For the first time this year, the ‘big three' iron ore producers - Vale, BHP Billiton and Rio Tinto - have decreased their prices for iron ore to be supplied to China, by a margin of 10 percent as of the start of October.
This move follows a 2.5 percent decrease in iron ore imports by China in the first three quarters of 2010 compared to the same period of 2009.
The question now is what kind of an impact such a drop in iron ore prices will have, if any, on the Chinese producers' side; especially as statistics reveal that the average price of iron ore in the same period is up by more than 55 percent year on year.
The reduced iron ore prices for China provided by the big three iron ore giants for the fourth quarter are still much higher compared with prices in the corresponding period in 2009, meaning that the latest reduction can only help mitigate cost pressure in the short term.
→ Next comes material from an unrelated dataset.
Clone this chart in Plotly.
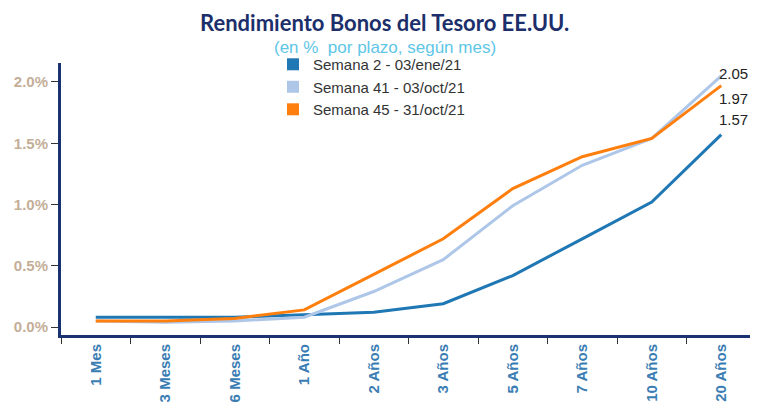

China's iron ore market will still be influenced by overseas supplies, due to the country's strong demand for this raw material.
According to the data released by China's General Administration of Customs, in September this year China imported 52.6 million mt of iron ore, increasing by 18 percent or 8 million mt month on month. Meanwhile, in the first three quarters of 2010, the total import volume of iron ore in China amounted to 460 million mt, decreasing by 2.5 percent year on year. Since China will continue to implement its energy saving and emission reduction policy up to the end of 2010, China's total output of crude steel is expected to decline to some extent, thereby further influencing iron ore demand. On the other hand, as per data from the Chinese Iron and Steel Association (CISA), the restrictive policies applied in September in China exerted only a limited impact on Chinese steel production. Thus, it may be concluded that the slowdown observed in iron ore demand is temporary, i.e., the softer iron ore pricing may not be sustainable.
Other important players should be watched closely too, as iron ore demand in Europe and Japan is reported to be slowing down as well, which could also be a factor causing the iron ore giants to adjust their price strategies.
Eventually, restocking of iron ore by Chinese mills is not something that can be avoided forever, even though the production rates of the Chinese mills will be the defining factor when predicting the future rate of iron ore purchasing activities.
In September, China's average daily output of crude steel was 1.618 million mt, down by five percent month on month, although crude steel output in some provinces recovered in late September due to relaxation of implementation of the government policy aimed at saving energy and reducing emissions.
Although China has stepped up its investments in overseas iron ore resources and though its domestic iron ore output volume has increased, it should be noted that China will not achieve iron ore self-sufficiency in the short term, since China's domestic iron ore output is not able to meet the demand. At present, China's dependence on foreign iron ore is in the range of 50-70 percent.